Endless summer – Summers are already about 20% longer than they used to be, The Guardian reports, and if the climate crisis continues unabated then northern hemisphere summers could cover nearly half of the year by 2100, making them more than twice as long as they were in the 1950s. And unlike their counterparts of the 1950s, future summers will be more extreme, with heatwaves and wildfires more likely. Researchers used historical climate data to measure how much the seasons have changed already. They defined summer as the onset of temperatures in the hottest 25% for that time period and winter as the onset of the coldest 25% of temperatures. Their results, published in Geophysical Research Letters, show that the average northern hemisphere summer has grown from 78 to 95 days between 1952 and 2011, while winter has shrunk from 76 to 73 days. Spring and autumn have contracted too. Using climate change models, they were able to show that even bigger changes are to come, with northern hemisphere summers lasting an average of 166 days by 2100, squeezing out all the other seasons and shrinking winter to just 31 days. The Mediterranean region and the Tibetan plateau are projected to experience the greatest changes, but far-reaching impacts on agriculture, human health and the environment will be felt everywhere.

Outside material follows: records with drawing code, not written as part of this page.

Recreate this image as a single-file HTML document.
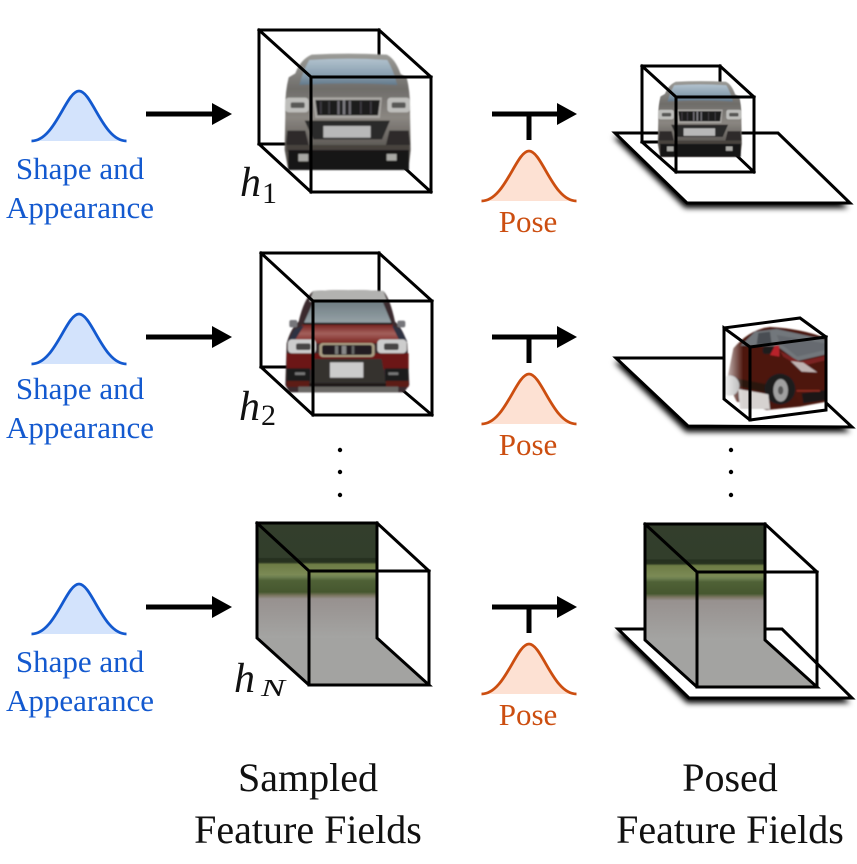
<!DOCTYPE html>
<html>
<head>
<meta charset="utf-8">
<style>
html,body{margin:0;padding:0;background:#fff;}
svg{display:block;}
text{font-family:"Liberation Serif",serif;}
.b{fill:#1359cf;font-size:31px;text-anchor:middle;}
.o{fill:#cc4e10;font-size:31px;text-anchor:middle;}
.k{fill:#111;font-size:40px;text-anchor:middle;}
.h{fill:#111;font-size:42px;font-style:italic;}
.s{fill:#111;font-size:30px;}
.l{fill:none;stroke:#000;stroke-width:3;stroke-linejoin:miter;stroke-linecap:square;}
</style>
</head>
<body>
<svg width="857" height="864" viewBox="0 0 857 864" xmlns="http://www.w3.org/2000/svg">
<defs>
<filter id="bl" x="-10%" y="-10%" width="120%" height="120%"><feGaussianBlur stdDeviation="2.6"/></filter>
<filter id="sh" x="-15%" y="-25%" width="130%" height="150%"><feGaussianBlur stdDeviation="3"/></filter>
<linearGradient id="gl1" x1="0" y1="0" x2="0" y2="1"><stop offset="0" stop-color="#b2c2ce"/><stop offset=".6" stop-color="#8aa0b0"/><stop offset="1" stop-color="#62788a"/></linearGradient>
<linearGradient id="bd1" x1="0" y1="0" x2="0" y2="1"><stop offset="0" stop-color="#9c9c98"/><stop offset=".3" stop-color="#6f6d6a"/><stop offset=".55" stop-color="#8a8681"/><stop offset=".8" stop-color="#5d5955"/><stop offset="1" stop-color="#4c4844"/></linearGradient>
<linearGradient id="gl2" x1="0" y1="0" x2="0" y2="1"><stop offset="0" stop-color="#6f7c82"/><stop offset="1" stop-color="#98a4a9"/></linearGradient>
<linearGradient id="hd2" x1="0" y1="0" x2="0" y2="1"><stop offset="0" stop-color="#701a18"/><stop offset=".5" stop-color="#a3605c"/><stop offset="1" stop-color="#7a2420"/></linearGradient>
<linearGradient id="fd" x1="0" y1="0" x2="1" y2="0"><stop offset="0" stop-color="#fff"/><stop offset="1" stop-color="#fff" stop-opacity="0"/></linearGradient>
<linearGradient id="bg" x1="0" y1="0" x2="0" y2="1">
<stop offset="0" stop-color="#333e2c"/><stop offset=".3" stop-color="#323e2b"/><stop offset=".31" stop-color="#25301f"/><stop offset=".34" stop-color="#27321f"/><stop offset=".36" stop-color="#6d7c45"/><stop offset=".45" stop-color="#7b8a55"/><stop offset=".47" stop-color="#6d7f50"/><stop offset=".5" stop-color="#4f6136"/><stop offset=".6" stop-color="#46572f"/><stop offset=".63" stop-color="#7a7560"/><stop offset=".66" stop-color="#97918f"/><stop offset="1" stop-color="#a4a4a2"/>
</linearGradient>
<clipPath id="cc"><polygon points="724,328 800,318 826,337 826,410 750,420 724,399"/></clipPath>

<g id="gb"><path d="M-47.5,0 C-24,0 -13,-50 0,-50 C13,-50 24,0 47.5,0 Z" fill="#d3e3fc"/><path d="M-47.5,0 C-24,0 -13,-50 0,-50 C13,-50 24,0 47.5,0" fill="none" stroke="#1359cf" stroke-width="2.8"/></g>
<g id="go"><path d="M-47.5,0 C-24,0 -13,-50 0,-50 C13,-50 24,0 47.5,0 Z" fill="#fde1d3"/><path d="M-47.5,0 C-24,0 -13,-50 0,-50 C13,-50 24,0 47.5,0" fill="none" stroke="#cc4e10" stroke-width="2.8"/></g>
<g id="ar"><rect x="146" y="-2.5" width="68" height="5"/><polygon points="212,-11 232,0 212,11"/></g>
<g id="ap"><rect x="492" y="-2.5" width="67" height="5"/><rect x="526.5" y="0" width="5" height="26"/><polygon points="557,-11 577,0 557,11"/></g>

<g id="car1" filter="url(#bl)">
<path d="M95,14 Q205,8 320,14 Q345,25 362,72 L380,82 Q392,130 390,190 L392,300 L385,360 L25,360 L14,300 L16,190 Q14,130 26,82 L46,70 Q62,28 95,14Z" fill="url(#bd1)"/>
<path d="M88,30 Q205,22 322,30 Q340,60 352,105 Q205,95 58,105 Q70,60 88,30Z" fill="url(#gl1)"/>
<rect x="16" y="143" width="70" height="44" rx="10" fill="#bebebb"/><rect x="32" y="157" width="42" height="17" rx="5" fill="#595856"/>
<rect x="322" y="143" width="68" height="44" rx="10" fill="#bebebb"/><rect x="335" y="157" width="42" height="17" rx="5" fill="#595856"/>
<polygon points="98,142 306,142 300,204 106,204" fill="#a8a6a2"/>
<polygon points="106,150 300,150 294,196 112,196" fill="#1c1a1d"/>
<rect x="120" y="154" width="5" height="38" fill="#3f3d42"/><rect x="145" y="154" width="5" height="38" fill="#3f3d42"/><rect x="172" y="152" width="7" height="42" fill="#6e6c72"/><rect x="188" y="150" width="8" height="44" fill="#7c7a80"/><rect x="206" y="152" width="7" height="42" fill="#6e6c72"/><rect x="240" y="154" width="5" height="38" fill="#3f3d42"/><rect x="270" y="154" width="5" height="38" fill="#3f3d42"/>
<polygon points="74,212 330,212 306,268 100,268" fill="#2c2a29"/>
<polygon points="22,242 76,242 86,285 18,285" fill="#2d2b29"/><polygon points="328,242 386,242 390,285 318,285" fill="#2d2b29"/>
<rect x="130" y="228" width="142" height="35" fill="#b8b8b8"/>
<rect x="20" y="285" width="368" height="20" fill="#47423e"/>
<rect x="25" y="300" width="362" height="60" fill="#151312"/>
<rect x="55" y="312" width="30" height="22" fill="#a8a8a4"/><rect x="320" y="312" width="30" height="20" fill="#a8a8a4"/>
</g>

<g id="car2" filter="url(#bl)">
<path d="M100,18 Q205,12 310,18 Q330,40 345,110 Q368,130 382,175 L388,300 L372,322 L28,322 L16,300 L20,175 Q32,130 56,110 Q72,40 100,18Z" fill="#3a2c2e"/>
<rect x="28" y="105" width="24" height="22" rx="6" fill="#76767a"/><rect x="352" y="107" width="24" height="20" rx="6" fill="#76767a"/>
<path d="M100,18 Q205,12 310,18 L322,50 L88,50Z" fill="#b2b2b0"/>
<polygon points="100,50 308,50 336,118 70,118" fill="url(#gl2)"/>
<polygon points="70,116 336,116 368,175 30,175" fill="url(#hd2)"/>
<rect x="70" y="113" width="266" height="6" fill="#1f1a1c"/>
<polygon points="44,132 72,122 42,170 24,170" fill="#2e3042"/><polygon points="336,122 362,132 382,170 360,170" fill="#2e3042"/>
<rect x="24" y="163" width="84" height="42" rx="12" fill="#cdcdcd"/><rect x="48" y="175" width="44" height="20" rx="6" fill="#474545"/>
<rect x="292" y="163" width="88" height="42" rx="12" fill="#cdcdcd"/><rect x="312" y="175" width="44" height="20" rx="6" fill="#474545"/>
<rect x="20" y="205" width="366" height="48" fill="#6c1512"/>
<rect x="118" y="174" width="166" height="42" rx="10" fill="#a89d83"/><rect x="126" y="180" width="150" height="30" rx="7" fill="#211e22"/>
<rect x="165" y="182" width="10" height="26" fill="#777"/><rect x="185" y="182" width="14" height="26" fill="#888"/><rect x="215" y="182" width="8" height="26" fill="#666"/>
<polygon points="100,222 305,222 318,295 88,295" fill="#36302f"/>
<rect x="150" y="232" width="100" height="46" fill="#cbcbcb"/>
<rect x="20" y="250" width="70" height="40" fill="#1f1c1c"/><rect x="315" y="250" width="70" height="40" fill="#1f1c1c"/>
<rect x="45" y="262" width="30" height="8" fill="#777"/><rect x="325" y="262" width="30" height="8" fill="#777"/>
<rect x="20" y="288" width="68" height="18" fill="#5d1a16"/><rect x="318" y="288" width="68" height="18" fill="#5d1a16"/>
<rect x="88" y="295" width="230" height="12" fill="#1b1818"/>
<rect x="55" y="305" width="300" height="16" fill="#6b6765"/>
</g>
</defs>

<rect width="857" height="864" fill="#fff"/>

<!-- Left column -->
<use href="#gb" x="79" y="141"/>
<text class="b" x="80" y="179">Shape and</text>
<text class="b" x="80" y="218">Appearance</text>
<use href="#ar" y="114"/>

<use href="#gb" x="79" y="364"/>
<text class="b" x="80" y="399">Shape and</text>
<text class="b" x="80" y="438">Appearance</text>
<use href="#ar" y="337"/>

<use href="#gb" x="79" y="634"/>
<text class="b" x="80" y="672">Shape and</text>
<text class="b" x="80" y="711">Appearance</text>
<use href="#ar" y="607"/>

<!-- Middle -->
<use href="#ap" y="114"/><use href="#go" x="529" y="201"/><text class="o" x="528" y="232">Pose</text>
<use href="#ap" y="337"/><use href="#go" x="529" y="424"/><text class="o" x="528" y="455">Pose</text>
<use href="#ap" y="607"/><use href="#go" x="529" y="694"/><text class="o" x="528" y="725">Pose</text>

<!-- Cube 1 -->
<path class="l" d="M259,144 V30 H379 V77 M259,144 H300 M431,192 L385,150"/>
<use href="#car1" transform="translate(280,50) scale(.3333)"/>
<path class="l" d="M259,30 L311,77 H431 V192 H311 V77 M379,30 L431,77 M259,144 L311,192"/>
<text class="h" x="240" y="196">h</text><text class="s" x="262" y="203">1</text>

<!-- Cube 2 -->
<path class="l" d="M261,367 V253 H379 V301 M261,367 H300 M432,415 L400,388"/>
<use href="#car2" transform="translate(280,285) scale(.3333)"/>
<path class="l" d="M261,253 L313,301 H432 V415 H313 V301 M379,253 L432,301 M261,367 L313,415"/>
<text class="h" x="239" y="420">h</text><text class="s" x="261" y="425">2</text>

<!-- Cube N -->
<rect x="257" y="523" width="120" height="115" fill="url(#bg)"/>
<polygon points="257,638 377,638 429,685 309,685" fill="#a3a3a1"/>
<path class="l" d="M257,523 H377 V638 L429,685 H309 L257,638 Z M257,523 L309,571 H429 V685 M309,571 V685 M377,523 L429,571"/>
<text class="h" x="234" y="692">h</text><text class="s" x="261" y="696" font-style="italic" style="font-size:24px" textLength="24" lengthAdjust="spacingAndGlyphs">N</text>

<!-- Posed 1 -->
<polygon points="613,137 776,137 848,208 685,208" fill="#000" filter="url(#sh)"/>
<polygon class="l" points="615,133 778,133 850,203 687,203" style="fill:#fff"/>
<path class="l" d="M642,142 V66 H720 V97 M642,142 H665 M754,172 L735,154"/>
<use href="#car1" transform="translate(654.7,78.7) scale(.2223,.2173)"/>
<path class="l" d="M642,66 L676,97 H754 V172 H676 V97 M720,66 L754,97 M642,142 L676,172"/>

<!-- Posed 2 -->
<polygon points="614,362 776,362 850,432 686,432" fill="#000" filter="url(#sh)"/>
<polygon class="l" points="616,358 778,358 852,427 688,426" style="fill:#fff"/>
<polygon points="724,328 800,318 826,337 826,410 750,420 724,399" fill="#fff"/>
<g clip-path="url(#cc)">
<g transform="translate(720,315) scale(.3333)">
<g filter="url(#bl)">
<path d="M40,100 Q90,42 150,36 Q240,40 320,70 L320,260 L240,275 L140,285 L50,260 L20,200 Z" fill="#4a1411"/>
<polygon points="62,92 105,50 170,42 316,74 318,118 232,138 172,94" fill="#72777b"/>
<polygon points="115,54 150,50 155,88 110,88" fill="#4a4e52"/>
<polygon points="170,60 316,85 316,105 232,125 180,85" fill="#666b70"/>
<polygon points="45,100 165,100 240,145 318,122 318,250 240,262 205,205 150,205 60,190" fill="#4e1411"/>
<polygon points="180,108 240,140 318,122 318,135 240,155 190,125" fill="#7a2420"/>
<polygon points="212,138 250,143 292,172 245,170" fill="#bfb2b1"/>
<polygon points="50,190 150,210 160,238 60,215" fill="#2c1210"/>
<rect x="128" y="95" width="35" height="22" rx="8" fill="#1b1a1c"/>
<polygon points="165,92 178,92 178,125 150,120" fill="#b8202a"/>
<circle cx="180" cy="222" r="46" fill="#1e1b1b"/>
<ellipse cx="182" cy="226" rx="22" ry="34" fill="#a0a0a0"/><ellipse cx="182" cy="226" rx="8" ry="13" fill="#575757"/>
<polygon points="245,235 318,225 318,255 250,265" fill="#1f1414"/>
<rect x="230" y="225" width="70" height="5" fill="#8f2a20"/>
<polygon points="55,222 145,238 150,282 60,282" fill="#d6d2d0"/>
<circle cx="28" cy="212" r="30" fill="#b2b2b2"/>
</g>
<rect x="0" y="20" width="70" height="280" fill="url(#fd)"/>
</g>
</g>
<path class="l" d="M724,328 L750,347 L826,337 V410 L750,420 L724,399 Z M724,328 L800,318 L826,337 M750,347 V420"/>

<!-- Posed N -->
<polygon points="616,633 780,633 850,703 687,703" fill="#000" filter="url(#sh)"/>
<polygon class="l" points="618,629 782,629 852,698 689,698" style="fill:#fff"/>
<rect x="645" y="524" width="120" height="116" fill="url(#bg)"/>
<polygon points="645,640 765,640 817,687 697,687" fill="#a3a3a1"/>
<path class="l" d="M645,524 H765 V640 L817,687 H697 L645,640 Z M645,524 L697,572 H817 V687 M697,572 V687 M765,524 L817,572"/>

<!-- Dots -->
<circle cx="340" cy="450" r="2.2"/><circle cx="340" cy="472" r="2.2"/><circle cx="340" cy="495" r="2.2"/>
<circle cx="731" cy="450" r="2.2"/><circle cx="731" cy="472" r="2.2"/><circle cx="731" cy="495" r="2.2"/>

<!-- Captions -->
<text class="k" x="308" y="791">Sampled</text>
<text class="k" x="308" y="843">Feature Fields</text>
<text class="k" x="730" y="791">Posed</text>
<text class="k" x="730" y="843">Feature Fields</text>
</svg>
</body>
</html>
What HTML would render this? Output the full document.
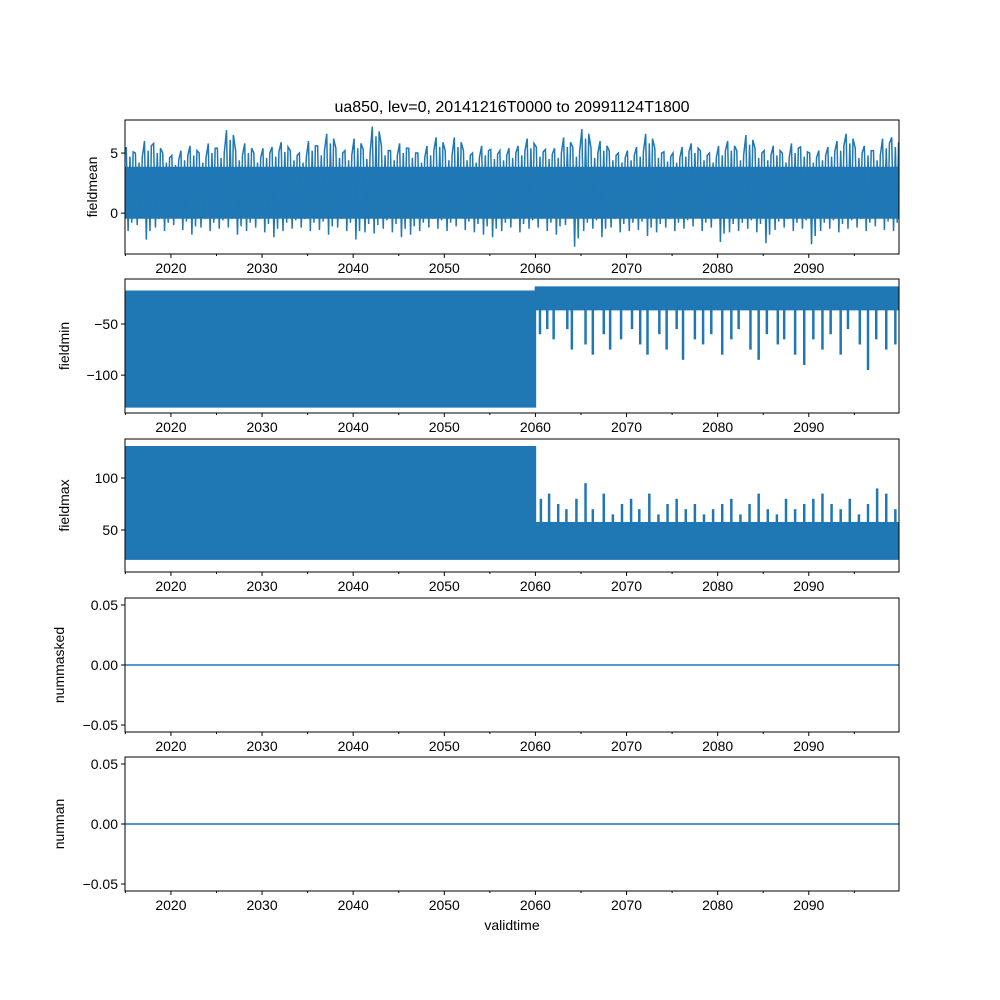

Glas-gouged – Delegates visiting Scotland for the COP26 climate summit are being asked by the UK government’s official accommodation provider to pay £12,000 to stay in a small windowless hotel room for the summit’s duration. According to a report by The Scotsman, the official hotel portal for the UN gathering is charging visitors up to £888 ($1,230) per night for downmarket budget accommodation where the rate is usually as low as £50. With delegates forced to book a minimum 12-night stay and pay their entire bill upfront, it has prompted warnings that the “eye-watering” costs will dissuade delegations from poorer nations and NGOs from attending COP26. The government has also been accused of sanctioning a “monopoly” over the provision of hotel rooms in and around Glasgow through MCI Group, its “official housing agency” for COP26. It has not disclosed the value of the contract with the firm, which is based in Switzerland and controlled by Roger Tondeur, a high-ranking poker player based in Morocco, according to Companies House records. The government said delegates were free to “book independently” instead of using the official COP26 hotel portal, despite the fact the portal itself says delegates should only use it to make bookings. While the coronavirus pandemic has impacted on planning for the rescheduled summit, organisers are still working towards an in-person event in November.